┌──

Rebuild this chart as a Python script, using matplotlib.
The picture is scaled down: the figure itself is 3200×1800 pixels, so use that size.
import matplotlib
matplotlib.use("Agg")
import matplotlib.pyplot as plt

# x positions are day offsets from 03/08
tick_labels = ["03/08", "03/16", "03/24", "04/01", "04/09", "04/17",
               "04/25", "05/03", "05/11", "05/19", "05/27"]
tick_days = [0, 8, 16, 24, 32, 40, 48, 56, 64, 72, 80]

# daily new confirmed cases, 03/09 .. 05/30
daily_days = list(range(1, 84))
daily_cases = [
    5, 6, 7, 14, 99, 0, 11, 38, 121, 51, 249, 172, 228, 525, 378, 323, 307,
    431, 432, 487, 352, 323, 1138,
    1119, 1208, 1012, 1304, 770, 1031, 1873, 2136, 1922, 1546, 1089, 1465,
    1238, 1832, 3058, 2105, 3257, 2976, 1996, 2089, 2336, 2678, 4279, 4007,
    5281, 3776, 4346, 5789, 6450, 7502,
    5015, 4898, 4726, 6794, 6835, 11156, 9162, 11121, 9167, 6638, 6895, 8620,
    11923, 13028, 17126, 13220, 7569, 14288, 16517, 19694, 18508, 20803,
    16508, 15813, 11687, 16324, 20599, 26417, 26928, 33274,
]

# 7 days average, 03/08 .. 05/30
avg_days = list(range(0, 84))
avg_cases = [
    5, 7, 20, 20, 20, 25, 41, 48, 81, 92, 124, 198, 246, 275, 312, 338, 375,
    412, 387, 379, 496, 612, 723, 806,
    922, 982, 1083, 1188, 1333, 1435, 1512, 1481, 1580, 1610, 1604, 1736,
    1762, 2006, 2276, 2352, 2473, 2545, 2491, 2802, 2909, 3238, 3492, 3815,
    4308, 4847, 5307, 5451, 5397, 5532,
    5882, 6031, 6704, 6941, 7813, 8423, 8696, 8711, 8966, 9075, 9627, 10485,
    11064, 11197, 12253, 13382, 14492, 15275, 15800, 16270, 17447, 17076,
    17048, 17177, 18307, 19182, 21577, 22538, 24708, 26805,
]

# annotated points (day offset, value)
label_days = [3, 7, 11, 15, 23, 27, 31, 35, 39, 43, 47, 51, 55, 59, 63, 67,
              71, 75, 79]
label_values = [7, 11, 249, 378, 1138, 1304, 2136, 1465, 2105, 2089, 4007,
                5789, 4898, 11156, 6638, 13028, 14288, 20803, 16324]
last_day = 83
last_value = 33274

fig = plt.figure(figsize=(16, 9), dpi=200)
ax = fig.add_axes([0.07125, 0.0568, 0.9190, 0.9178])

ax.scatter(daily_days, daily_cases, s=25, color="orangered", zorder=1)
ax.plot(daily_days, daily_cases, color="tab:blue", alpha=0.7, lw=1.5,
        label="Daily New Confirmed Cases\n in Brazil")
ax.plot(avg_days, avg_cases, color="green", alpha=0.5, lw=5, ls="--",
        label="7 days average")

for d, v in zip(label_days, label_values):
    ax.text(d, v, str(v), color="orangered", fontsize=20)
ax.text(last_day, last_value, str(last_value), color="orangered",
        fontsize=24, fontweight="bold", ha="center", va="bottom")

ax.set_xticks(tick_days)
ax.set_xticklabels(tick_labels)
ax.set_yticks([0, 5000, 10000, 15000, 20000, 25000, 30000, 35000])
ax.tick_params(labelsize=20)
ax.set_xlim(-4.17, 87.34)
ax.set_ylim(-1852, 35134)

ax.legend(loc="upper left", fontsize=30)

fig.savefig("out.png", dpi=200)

└──

- TASK INSTRUCTIONS:
Your task is to repeat the data exactly, with nothing left out.

- RESPONSE FOR THIS EXERCISE:
Rebuild this chart as a Python script, using matplotlib.
The picture is scaled down: the figure itself is 3200×1800 pixels, so use that size.
import matplotlib
matplotlib.use("Agg")
import matplotlib.pyplot as plt

# x positions are day offsets from 03/08
tick_labels = ["03/08", "03/16", "03/24", "04/01", "04/09", "04/17",
               "04/25", "05/03", "05/11", "05/19", "05/27"]
tick_days = [0, 8, 16, 24, 32, 40, 48, 56, 64, 72, 80]

# daily new confirmed cases, 03/09 .. 05/30
daily_days = list(range(1, 84))
daily_cases = [
    5, 6, 7, 14, 99, 0, 11, 38, 121, 51, 249, 172, 228, 525, 378, 323, 307,
    431, 432, 487, 352, 323, 1138,
    1119, 1208, 1012, 1304, 770, 1031, 1873, 2136, 1922, 1546, 1089, 1465,
    1238, 1832, 3058, 2105, 3257, 2976, 1996, 2089, 2336, 2678, 4279, 4007,
    5281, 3776, 4346, 5789, 6450, 7502,
    5015, 4898, 4726, 6794, 6835, 11156, 9162, 11121, 9167, 6638, 6895, 8620,
    11923, 13028, 17126, 13220, 7569, 14288, 16517, 19694, 18508, 20803,
    16508, 15813, 11687, 16324, 20599, 26417, 26928, 33274,
]

# 7 days average, 03/08 .. 05/30
avg_days = list(range(0, 84))
avg_cases = [
    5, 7, 20, 20, 20, 25, 41, 48, 81, 92, 124, 198, 246, 275, 312, 338, 375,
    412, 387, 379, 496, 612, 723, 806,
    922, 982, 1083, 1188, 1333, 1435, 1512, 1481, 1580, 1610, 1604, 1736,
    1762, 2006, 2276, 2352, 2473, 2545, 2491, 2802, 2909, 3238, 3492, 3815,
    4308, 4847, 5307, 5451, 5397, 5532,
    5882, 6031, 6704, 6941, 7813, 8423, 8696, 8711, 8966, 9075, 9627, 10485,
    11064, 11197, 12253, 13382, 14492, 15275, 15800, 16270, 17447, 17076,
    17048, 17177, 18307, 19182, 21577, 22538, 24708, 26805,
]

# annotated points (day offset, value)
label_days = [3, 7, 11, 15, 23, 27, 31, 35, 39, 43, 47, 51, 55, 59, 63, 67,
              71, 75, 79]
label_values = [7, 11, 249, 378, 1138, 1304, 2136, 1465, 2105, 2089, 4007,
                5789, 4898, 11156, 6638, 13028, 14288, 20803, 16324]
last_day = 83
last_value = 33274

fig = plt.figure(figsize=(16, 9), dpi=200)
ax = fig.add_axes([0.07125, 0.0568, 0.9190, 0.9178])

ax.scatter(daily_days, daily_cases, s=25, color="orangered", zorder=1)
ax.plot(daily_days, daily_cases, color="tab:blue", alpha=0.7, lw=1.5,
        label="Daily New Confirmed Cases\n in Brazil")
ax.plot(avg_days, avg_cases, color="green", alpha=0.5, lw=5, ls="--",
        label="7 days average")

for d, v in zip(label_days, label_values):
    ax.text(d, v, str(v), color="orangered", fontsize=20)
ax.text(last_day, last_value, str(last_value), color="orangered",
        fontsize=24, fontweight="bold", ha="center", va="bottom")

ax.set_xticks(tick_days)
ax.set_xticklabels(tick_labels)
ax.set_yticks([0, 5000, 10000, 15000, 20000, 25000, 30000, 35000])
ax.tick_params(labelsize=20)
ax.set_xlim(-4.17, 87.34)
ax.set_ylim(-1852, 35134)

ax.legend(loc="upper left", fontsize=30)

fig.savefig("out.png", dpi=200)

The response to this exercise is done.